Seeking Salvation in Salafism

The articles to follow are derived from the first empirical chapter of my doctoral research which examined the social-cultural characteristics of the women who took part in this study. It focuses on the common themes that emerged from their conversion narratives in relation to their personal experiences and own reflections and interpretations of their unique journey towards the ‘search’ for Salafism. Ultimately, the stories show that their paths to conversion were fraught with social, psychological, cultural and practical difficulties often encountered in the important process of identity and meaning-making—difficulties that usually began in childhood and the emerging adult years.

Conversion is not only a momentary experience, but an ongoing process of religious, social, and cultural transformation. (Nieuwkerk 2006).

The radical conversion of females to an orthodox religious sect of a non-Western origin, known as Salafism in the West, remains an enigma for many who try to understand this seemingly puzzling behaviour from the ‘outside’. Moreover, prevailing issues of racism, Islamophobia, national security and, more recently, “xeno-racism” (Fekete 2009) mean that conversion to Salafism carries a potential stigma for the convert, who is seen as either being “brainwashed” or succumbing to a “sudden crisis event” that has brought about a radical change in orientation, identity and self-image (Roberts and Yamane 2016:133).

The following analysis challenges perceptions of conversion as a mysterious “terminal act” carried out by somewhat “passive victims” induced “into some sort of hypnotic trance” (Roberts and Yamane 2016:134).

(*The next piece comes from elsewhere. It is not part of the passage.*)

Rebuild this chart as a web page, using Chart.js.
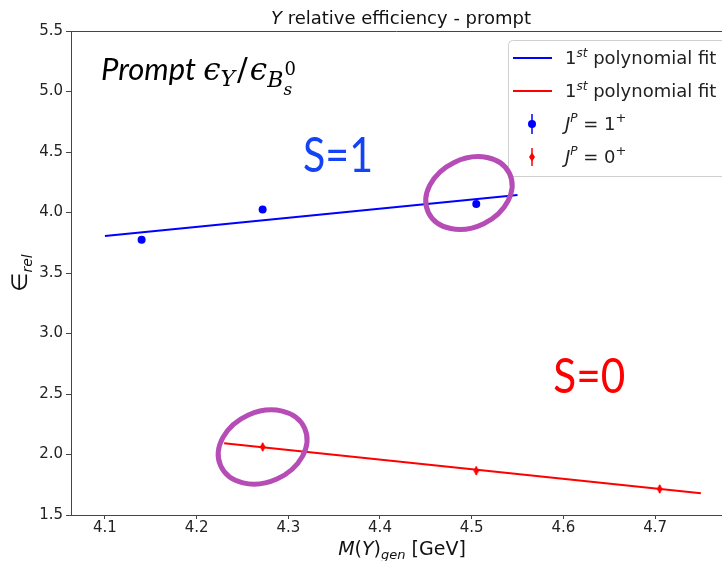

Rather, it shows the act of conversion for the respondents in this study is aligned with New Religious Movement (NRM) theories, which view converts as “active seekers” of the conversion experience who “go to considerable effort to cause it to happen” (Balch 1980; Staples and Mauss 1987; Straus 1979, cited in Roberts and Yamane 2016:134). My analysis draws on “process” models of conversion, which see becoming and being religious not only as a social act of gradual personal change, but also one based upon the “cumulative effect of many different factors” that predispose certain individuals to “turn” their life around using a “religious problem solving perspective” (Roberts and Yamane 2016:133-135).

The research finding that follow will reflect an important distinction that arose from analysing the findings: some respondents came from non-Muslim-heritage (NMH) backgrounds, and some respondents were born into Muslim-heritage (MH) families. Identifying the “social locations, identifications, and values” or “social dynamics” where both distinct categories of women intersect may be key to discovering why some women choose a new and radically different way of life within which the “alternative contemporary political project of belonging [has been] constructed around notions of religion” (Yuval-Davis 2011:6,2). Moreover, the findings should add to our knowledge of how new or ‘hybrid’ identities and new discourses are produced and reproduced (Nieuwkerk 2006:10) within the emerging discourse of Salafism as a ‘new’ revivalist religion in a European and [post]secular context.